GIVEN INSTRUCTION
Each line that contains the word "this" counts once; give the total for the records below and nothing else.

MATERIAL
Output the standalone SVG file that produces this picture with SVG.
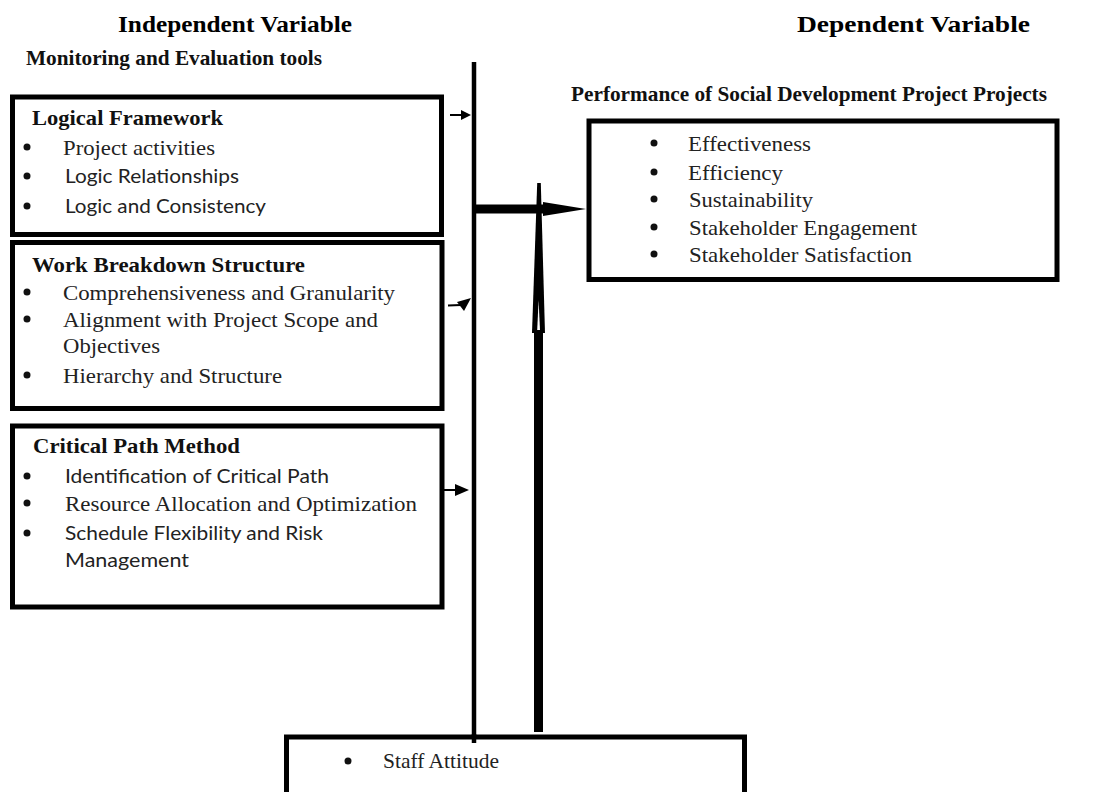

---

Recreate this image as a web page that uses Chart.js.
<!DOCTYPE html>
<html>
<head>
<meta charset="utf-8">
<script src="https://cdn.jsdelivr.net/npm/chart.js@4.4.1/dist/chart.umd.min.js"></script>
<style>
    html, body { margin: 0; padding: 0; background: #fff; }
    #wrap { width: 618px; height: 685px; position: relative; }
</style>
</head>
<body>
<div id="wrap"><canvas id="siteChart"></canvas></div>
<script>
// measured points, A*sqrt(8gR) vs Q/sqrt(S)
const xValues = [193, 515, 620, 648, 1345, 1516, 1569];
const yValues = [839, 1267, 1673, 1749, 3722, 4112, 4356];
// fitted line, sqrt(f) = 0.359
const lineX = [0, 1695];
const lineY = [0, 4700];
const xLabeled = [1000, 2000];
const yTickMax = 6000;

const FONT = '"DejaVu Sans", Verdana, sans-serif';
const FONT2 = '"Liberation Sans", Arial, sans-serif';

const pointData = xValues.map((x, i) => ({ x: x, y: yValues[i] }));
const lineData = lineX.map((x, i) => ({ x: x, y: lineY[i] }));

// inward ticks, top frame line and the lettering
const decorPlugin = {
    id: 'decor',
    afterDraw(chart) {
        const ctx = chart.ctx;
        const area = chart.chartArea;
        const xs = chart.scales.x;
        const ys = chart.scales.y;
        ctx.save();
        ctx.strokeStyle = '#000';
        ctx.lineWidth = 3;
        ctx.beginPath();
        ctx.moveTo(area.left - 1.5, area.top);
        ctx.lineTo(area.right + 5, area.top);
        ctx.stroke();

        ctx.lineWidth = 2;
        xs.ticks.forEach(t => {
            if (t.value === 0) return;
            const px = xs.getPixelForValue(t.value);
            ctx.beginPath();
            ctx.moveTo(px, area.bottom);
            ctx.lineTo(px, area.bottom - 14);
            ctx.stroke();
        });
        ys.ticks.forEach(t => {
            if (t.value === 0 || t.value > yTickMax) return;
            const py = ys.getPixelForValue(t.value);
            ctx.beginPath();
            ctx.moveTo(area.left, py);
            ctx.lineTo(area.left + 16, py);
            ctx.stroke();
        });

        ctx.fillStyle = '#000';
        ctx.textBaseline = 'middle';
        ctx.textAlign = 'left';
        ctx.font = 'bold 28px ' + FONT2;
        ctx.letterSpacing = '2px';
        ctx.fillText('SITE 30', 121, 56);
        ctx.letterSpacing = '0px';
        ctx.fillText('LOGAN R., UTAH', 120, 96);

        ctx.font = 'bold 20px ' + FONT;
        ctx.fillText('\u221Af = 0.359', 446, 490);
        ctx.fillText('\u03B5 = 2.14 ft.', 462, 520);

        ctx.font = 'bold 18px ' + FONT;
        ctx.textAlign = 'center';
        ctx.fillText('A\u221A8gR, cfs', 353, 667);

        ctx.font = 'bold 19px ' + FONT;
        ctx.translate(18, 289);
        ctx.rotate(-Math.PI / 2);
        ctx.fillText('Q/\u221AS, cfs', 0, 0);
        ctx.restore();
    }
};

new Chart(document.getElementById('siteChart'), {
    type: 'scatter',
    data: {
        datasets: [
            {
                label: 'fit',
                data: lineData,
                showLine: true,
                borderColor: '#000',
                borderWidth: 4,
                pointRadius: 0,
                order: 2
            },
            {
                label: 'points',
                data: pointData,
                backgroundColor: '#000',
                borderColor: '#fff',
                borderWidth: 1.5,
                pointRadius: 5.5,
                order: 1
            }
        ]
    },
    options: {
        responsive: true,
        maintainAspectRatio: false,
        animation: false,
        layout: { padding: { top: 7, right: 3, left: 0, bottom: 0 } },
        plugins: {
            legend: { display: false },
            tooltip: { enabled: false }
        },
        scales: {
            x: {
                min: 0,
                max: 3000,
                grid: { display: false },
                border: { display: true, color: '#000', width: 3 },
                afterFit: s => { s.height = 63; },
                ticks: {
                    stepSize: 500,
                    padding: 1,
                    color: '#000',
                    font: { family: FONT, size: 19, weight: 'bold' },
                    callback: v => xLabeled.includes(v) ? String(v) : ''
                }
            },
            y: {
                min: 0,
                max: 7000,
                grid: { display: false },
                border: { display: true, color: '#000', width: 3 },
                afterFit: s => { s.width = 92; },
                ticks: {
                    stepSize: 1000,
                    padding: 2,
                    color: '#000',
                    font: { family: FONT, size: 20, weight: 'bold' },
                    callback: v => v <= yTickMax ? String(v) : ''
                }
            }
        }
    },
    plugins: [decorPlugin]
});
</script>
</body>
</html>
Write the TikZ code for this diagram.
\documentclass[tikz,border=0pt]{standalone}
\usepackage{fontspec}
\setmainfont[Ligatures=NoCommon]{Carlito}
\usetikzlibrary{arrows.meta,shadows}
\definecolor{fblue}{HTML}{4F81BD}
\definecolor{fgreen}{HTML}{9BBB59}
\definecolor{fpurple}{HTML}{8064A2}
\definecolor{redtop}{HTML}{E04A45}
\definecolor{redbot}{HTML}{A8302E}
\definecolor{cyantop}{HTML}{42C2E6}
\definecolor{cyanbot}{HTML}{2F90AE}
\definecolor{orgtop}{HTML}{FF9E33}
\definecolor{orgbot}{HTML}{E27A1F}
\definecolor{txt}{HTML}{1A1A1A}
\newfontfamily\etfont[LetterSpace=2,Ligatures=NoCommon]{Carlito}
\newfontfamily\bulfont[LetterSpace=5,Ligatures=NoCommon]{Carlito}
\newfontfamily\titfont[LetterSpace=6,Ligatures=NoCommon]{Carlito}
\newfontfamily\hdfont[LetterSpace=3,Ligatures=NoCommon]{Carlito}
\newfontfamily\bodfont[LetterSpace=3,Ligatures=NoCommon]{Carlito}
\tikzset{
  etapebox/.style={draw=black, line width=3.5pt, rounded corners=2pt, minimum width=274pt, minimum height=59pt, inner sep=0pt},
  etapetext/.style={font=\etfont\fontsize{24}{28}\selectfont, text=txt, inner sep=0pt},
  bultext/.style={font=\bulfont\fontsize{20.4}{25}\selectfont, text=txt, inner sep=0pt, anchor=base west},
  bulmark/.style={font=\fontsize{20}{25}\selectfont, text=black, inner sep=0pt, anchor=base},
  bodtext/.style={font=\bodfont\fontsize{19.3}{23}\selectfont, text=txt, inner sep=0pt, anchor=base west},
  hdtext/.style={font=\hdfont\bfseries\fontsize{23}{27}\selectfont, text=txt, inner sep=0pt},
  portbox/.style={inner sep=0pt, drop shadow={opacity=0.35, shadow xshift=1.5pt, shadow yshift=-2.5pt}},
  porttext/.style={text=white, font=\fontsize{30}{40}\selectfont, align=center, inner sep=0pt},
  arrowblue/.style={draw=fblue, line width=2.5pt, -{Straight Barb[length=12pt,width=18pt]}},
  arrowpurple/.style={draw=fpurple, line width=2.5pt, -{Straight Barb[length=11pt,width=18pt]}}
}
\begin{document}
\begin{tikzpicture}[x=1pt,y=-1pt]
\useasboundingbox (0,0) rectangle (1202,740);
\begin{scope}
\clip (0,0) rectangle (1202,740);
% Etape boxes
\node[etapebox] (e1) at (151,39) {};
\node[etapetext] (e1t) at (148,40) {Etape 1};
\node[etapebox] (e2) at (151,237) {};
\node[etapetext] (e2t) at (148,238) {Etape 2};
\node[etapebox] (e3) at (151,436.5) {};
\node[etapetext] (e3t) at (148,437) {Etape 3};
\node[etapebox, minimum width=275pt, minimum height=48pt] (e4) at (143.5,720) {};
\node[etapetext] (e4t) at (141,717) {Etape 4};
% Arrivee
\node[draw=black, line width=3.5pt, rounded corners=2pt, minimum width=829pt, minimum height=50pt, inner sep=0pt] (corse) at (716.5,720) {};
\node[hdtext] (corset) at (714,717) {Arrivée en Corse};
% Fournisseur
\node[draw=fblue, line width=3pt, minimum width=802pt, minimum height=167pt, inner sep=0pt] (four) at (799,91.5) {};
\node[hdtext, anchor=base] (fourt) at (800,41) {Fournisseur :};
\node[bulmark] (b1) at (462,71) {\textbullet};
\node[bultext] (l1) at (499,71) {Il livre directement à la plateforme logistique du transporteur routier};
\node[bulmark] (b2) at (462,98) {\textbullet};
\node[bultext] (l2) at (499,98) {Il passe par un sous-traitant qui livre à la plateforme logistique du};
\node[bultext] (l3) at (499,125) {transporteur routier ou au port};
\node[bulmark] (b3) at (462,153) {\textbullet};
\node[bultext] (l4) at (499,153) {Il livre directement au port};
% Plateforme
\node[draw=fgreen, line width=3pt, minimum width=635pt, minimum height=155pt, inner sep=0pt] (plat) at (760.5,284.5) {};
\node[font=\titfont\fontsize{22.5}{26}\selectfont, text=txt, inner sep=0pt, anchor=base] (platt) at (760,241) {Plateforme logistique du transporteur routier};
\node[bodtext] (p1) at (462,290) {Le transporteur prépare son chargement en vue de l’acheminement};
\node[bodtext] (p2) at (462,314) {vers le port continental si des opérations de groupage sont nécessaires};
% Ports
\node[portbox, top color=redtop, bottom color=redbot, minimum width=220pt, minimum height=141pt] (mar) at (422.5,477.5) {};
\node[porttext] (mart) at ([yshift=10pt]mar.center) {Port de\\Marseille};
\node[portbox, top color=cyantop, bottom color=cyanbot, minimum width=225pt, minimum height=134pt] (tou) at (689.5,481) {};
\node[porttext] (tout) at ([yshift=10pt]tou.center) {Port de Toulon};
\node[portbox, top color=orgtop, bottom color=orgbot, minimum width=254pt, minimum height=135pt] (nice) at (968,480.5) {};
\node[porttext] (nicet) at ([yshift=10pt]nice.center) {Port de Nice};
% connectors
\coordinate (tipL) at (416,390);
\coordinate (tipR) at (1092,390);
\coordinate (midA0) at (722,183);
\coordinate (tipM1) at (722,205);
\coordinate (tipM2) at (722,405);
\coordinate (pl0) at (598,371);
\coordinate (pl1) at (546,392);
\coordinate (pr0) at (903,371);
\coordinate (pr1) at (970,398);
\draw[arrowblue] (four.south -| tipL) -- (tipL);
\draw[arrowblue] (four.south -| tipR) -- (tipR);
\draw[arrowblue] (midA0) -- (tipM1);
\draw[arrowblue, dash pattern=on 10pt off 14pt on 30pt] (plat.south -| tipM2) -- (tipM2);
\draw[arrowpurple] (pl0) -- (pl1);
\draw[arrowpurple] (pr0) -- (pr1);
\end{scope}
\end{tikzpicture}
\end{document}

TASK RESPONSE
3